#### DATA PROVIDED
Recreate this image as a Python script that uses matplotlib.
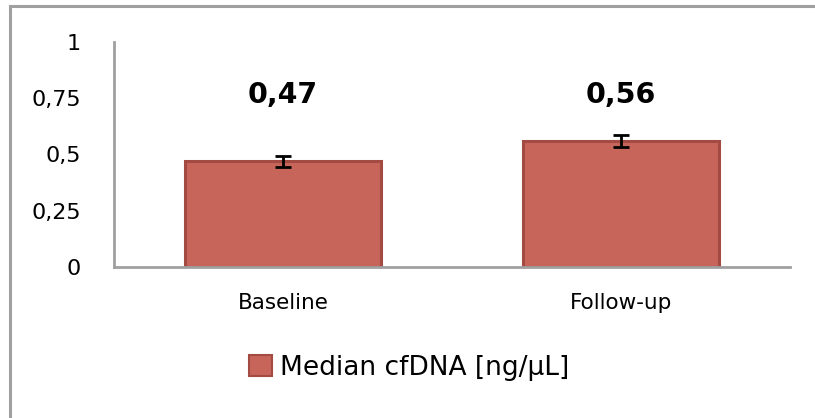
import matplotlib
matplotlib.use("Agg")
import matplotlib.pyplot as plt
from matplotlib.patches import Rectangle

categories = ["Baseline", "Follow-up"]
values = [0.47, 0.56]
errors = [0.025, 0.027]
value_labels = ["0,47", "0,56"]
yticks = [0, 0.25, 0.5, 0.75, 1]
ytick_labels = ["0", "0,25", "0,5", "0,75", "1"]
series_name = "Median cfDNA [ng/µL]"

W, H = 815, 418
fig = plt.figure(figsize=(W / 100, H / 100), dpi=100)
plt.rcParams['font.family'] = ['DejaVu Sans']

# outer chart border (extends past right/bottom edges)
fig.add_artist(Rectangle((10 / W, -0.1), 1.2, (H - 6) / H + 0.1, transform=fig.transFigure,
                         fill=False, edgecolor="#A0A0A0", lw=2.2, zorder=0))

ax = fig.add_axes([114 / W, (H - 267) / H, (790 - 114) / W, (267 - 42) / H])
x = list(range(len(categories)))
ax.bar(x, values, width=0.58, color="#C8655B", edgecolor="#A34B43", linewidth=2.2, zorder=2)
ax.errorbar(x, values, yerr=errors, fmt="none", ecolor="black", elinewidth=2,
            capsize=6, capthick=2, zorder=3)
for xi, lab in zip(x, value_labels):
    ax.text(xi, 0.765, lab, ha="center", va="center", fontsize=20.5, fontweight="bold")

ax.set_xlim(-0.5, 1.5)
ax.set_ylim(0, 1)
ax.set_yticks(yticks)
ax.set_yticklabels(ytick_labels)
ax.set_xticks(x)
ax.set_xticklabels(categories)
ax.tick_params(axis="y", length=0, pad=24, labelsize=16)
ax.tick_params(axis="x", length=0, pad=19, labelsize=15.5)
for s in ["top", "right"]:
    ax.spines[s].set_visible(False)
for s in ["left", "bottom"]:
    ax.spines[s].set_color("#A0A0A0")
    ax.spines[s].set_linewidth(2)

handle = Rectangle((0, 0), 1, 1, facecolor="#C8655B", edgecolor="#A34B43", linewidth=1.5)
fig.legend([handle], [series_name], loc="center", bbox_to_anchor=(409 / W, (H - 368) / H),
           frameon=False, fontsize=19, handlelength=0.85, handleheight=0.85,
           handletextpad=0.3)

fig.savefig("out.png", dpi=100)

#### SHORT EXERCISE
From the top of the listing above, repeat each line exactly until you reach the line containing "from matplotlib.patches import Rectangle", and repeat that one too. Leave the pictures out.

#### ANSWER TO THE EXERCISE
Recreate this image as a Python script that uses matplotlib.
import matplotlib
matplotlib.use("Agg")
import matplotlib.pyplot as plt
from matplotlib.patches import Rectangle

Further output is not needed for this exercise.